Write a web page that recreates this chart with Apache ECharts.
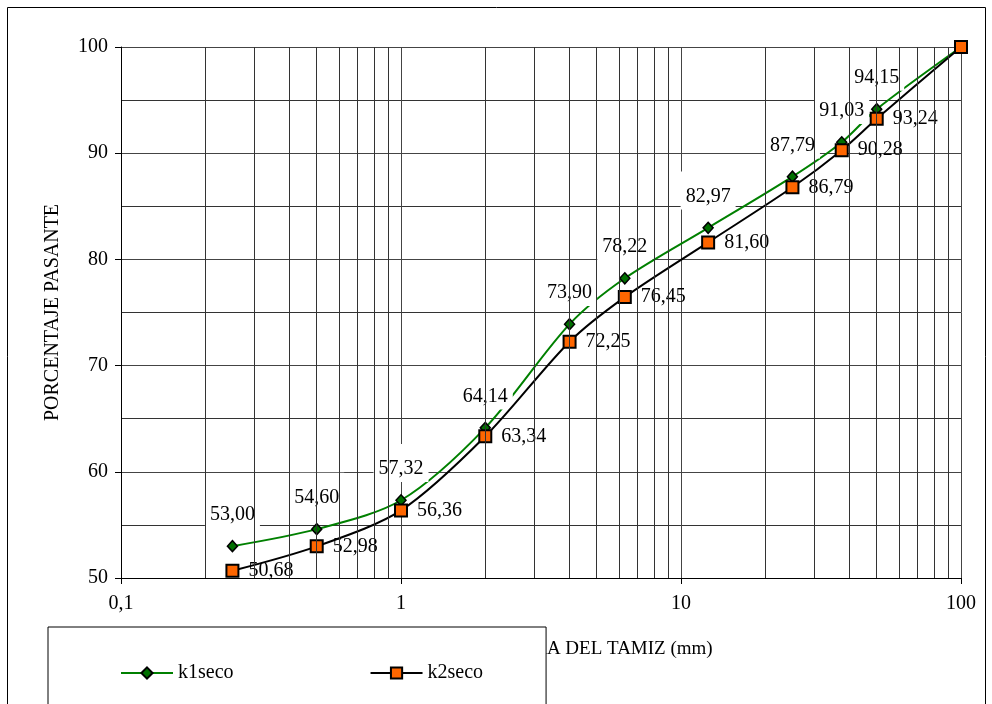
<!DOCTYPE html>
<html>
<head>
<meta charset="utf-8">
<script src="https://cdn.jsdelivr.net/npm/echarts@6/dist/echarts.min.js"></script>
<style>
  html, body { margin: 0; padding: 0; background: #fff; }
  #chart { width: 992px; height: 704px; }
</style>
</head>
<body>
<div id="chart"></div>
<script>
// Sieve openings (mm) and percentage passing for each sample
const sieveSizes = [0.25, 0.5, 1, 2, 4, 6.3, 12.5, 25, 37.5, 50, 100];
const k1seco = [53.00, 54.60, 57.32, 64.14, 73.90, 78.22, 82.97, 87.79, 91.03, 94.15, 100];
const k2seco = [50.68, 52.98, 56.36, 63.34, 72.25, 76.45, 81.60, 86.79, 90.28, 93.24, 100];
const seriesNames = ['k1seco', 'k2seco'];

// Logarithmic minor grid: 2..9 in every decade between 0.1 and 100
const minorGrid = [];
[0.1, 1, 10].forEach(function (d) {
  for (let m = 2; m <= 9; m++) minorGrid.push(+(d * m).toPrecision(3));
});

const FONT = 'Liberation Serif';
const fmt = v => v.toFixed(2).replace('.', ',');

function points(values) {
  return sieveSizes.map(function (x, i) {
    const item = { value: [x, values[i]] };
    if (i === sieveSizes.length - 1) item.label = { show: false };
    return item;
  });
}

const chart = echarts.init(document.getElementById('chart'), null, { renderer: 'canvas' });

chart.setOption({
  backgroundColor: '#fff',
  animation: false,
  textStyle: { fontFamily: FONT, color: '#000' },
  graphic: [{
    type: 'rect',
    z: 100,
    silent: true,
    shape: { x: 7.5, y: 7.5, width: 978, height: 710 },
    style: { fill: 'none', stroke: '#000', lineWidth: 1 }
  }],
  grid: { left: 121, right: 31, top: 47, bottom: 126, containLabel: false },
  legend: {
    data: seriesNames,
    left: 48,
    top: 627,
    orient: 'horizontal',
    padding: [36, 63, 24, 72],
    itemGap: 136,
    itemWidth: 52,
    itemHeight: 14,
    borderColor: '#000',
    borderWidth: 1,
    backgroundColor: '#fff',
    z: 10,
    textStyle: { fontFamily: FONT, fontSize: 20, color: '#000' }
  },
  xAxis: {
    type: 'log',
    logBase: 10,
    min: 0.1,
    max: 100,
    name: 'ABERTURA DEL TAMIZ (mm)',
    nameLocation: 'middle',
    nameGap: 62,
    nameTextStyle: { fontFamily: FONT, fontSize: 19, color: '#000', padding: [0, 0, 0, 90] },
    axisLine: { show: true, lineStyle: { color: '#000', width: 1 } },
    axisTick: { show: true, inside: false, length: 6, lineStyle: { color: '#000' } },
    axisLabel: {
      fontFamily: FONT, fontSize: 20, color: '#000', margin: 16,
      formatter: v => String(v).replace('.', ',')
    },
    splitLine: { show: true, lineStyle: { color: '#444', width: 1 } }
  },
  yAxis: {
    type: 'value',
    min: 50,
    max: 100,
    interval: 10,
    name: 'PORCENTAJE PASANTE',
    nameLocation: 'middle',
    nameRotate: 90,
    nameGap: 58,
    nameTextStyle: { fontFamily: FONT, fontSize: 20, color: '#000' },
    axisLine: { show: true, lineStyle: { color: '#000', width: 1 } },
    axisTick: { show: true, inside: false, length: 6, lineStyle: { color: '#000' } },
    axisLabel: { fontFamily: FONT, fontSize: 20, color: '#000', margin: 13 },
    splitLine: { show: true, lineStyle: { color: '#444', width: 1 } },
    minorTick: { show: false, splitNumber: 2 },
    minorSplitLine: { show: true, lineStyle: { color: '#333', width: 1 } }
  },
  series: [
    {
      // carries the logarithmic minor grid lines
      name: 'grid',
      type: 'line',
      data: [],
      z: 1,
      silent: true,
      markLine: {
        silent: true,
        animation: false,
        symbol: ['none', 'none'],
        label: { show: false },
        emphasis: { disabled: true },
        lineStyle: { color: '#333', width: 1, type: 'solid' },
        data: minorGrid.map(v => ({ xAxis: v }))
      }
    },
    {
      name: seriesNames[0],
      type: 'line',
      z: 3,
      data: points(k1seco),
      smooth: 0.3,
      symbol: 'diamond',
      symbolSize: [10, 11],
      lineStyle: { color: '#008000', width: 2 },
      itemStyle: { color: '#007000', borderColor: '#000', borderWidth: 1.5 },
      emphasis: { disabled: true },
      label: {
        show: true,
        position: 'top',
        distance: 12,
        fontFamily: FONT,
        fontSize: 20,
        color: '#000',
        backgroundColor: '#fff',
        padding: [15, 5, 3, 5],
        formatter: p => fmt(p.value[1])
      }
    },
    {
      name: seriesNames[1],
      type: 'line',
      z: 4,
      data: points(k2seco),
      smooth: 0.3,
      symbol: 'rect',
      symbolSize: 12,
      lineStyle: { color: '#000', width: 2 },
      itemStyle: { color: '#ff6600', borderColor: '#000', borderWidth: 2 },
      emphasis: { disabled: true },
      label: {
        show: true,
        position: 'right',
        distance: 9,
        fontFamily: FONT,
        fontSize: 20,
        color: '#000',
        formatter: p => fmt(p.value[1])
      }
    }
  ]
});
</script>
</body>
</html>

☆ ☆ ☆

DIRECTION: Please extract exactly the lines of the data, from the first through the line containing "const fmt = v", and add no pictures to the copy.

EXERCISE RESULT:
Write a web page that recreates this chart with Apache ECharts.
<!DOCTYPE html>
<html>
<head>
<meta charset="utf-8">
<script src="https://cdn.jsdelivr.net/npm/echarts@6/dist/echarts.min.js"></script>
<style>
  html, body { margin: 0; padding: 0; background: #fff; }
  #chart { width: 992px; height: 704px; }
</style>
</head>
<body>
<div id="chart"></div>
<script>
// Sieve openings (mm) and percentage passing for each sample
const sieveSizes = [0.25, 0.5, 1, 2, 4, 6.3, 12.5, 25, 37.5, 50, 100];
const k1seco = [53.00, 54.60, 57.32, 64.14, 73.90, 78.22, 82.97, 87.79, 91.03, 94.15, 100];
const k2seco = [50.68, 52.98, 56.36, 63.34, 72.25, 76.45, 81.60, 86.79, 90.28, 93.24, 100];
const seriesNames = ['k1seco', 'k2seco'];

// Logarithmic minor grid: 2..9 in every decade between 0.1 and 100
const minorGrid = [];
[0.1, 1, 10].forEach(function (d) {
  for (let m = 2; m <= 9; m++) minorGrid.push(+(d * m).toPrecision(3));
});

const FONT = 'Liberation Serif';
const fmt = v => v.toFixed(2).replace('.', ',');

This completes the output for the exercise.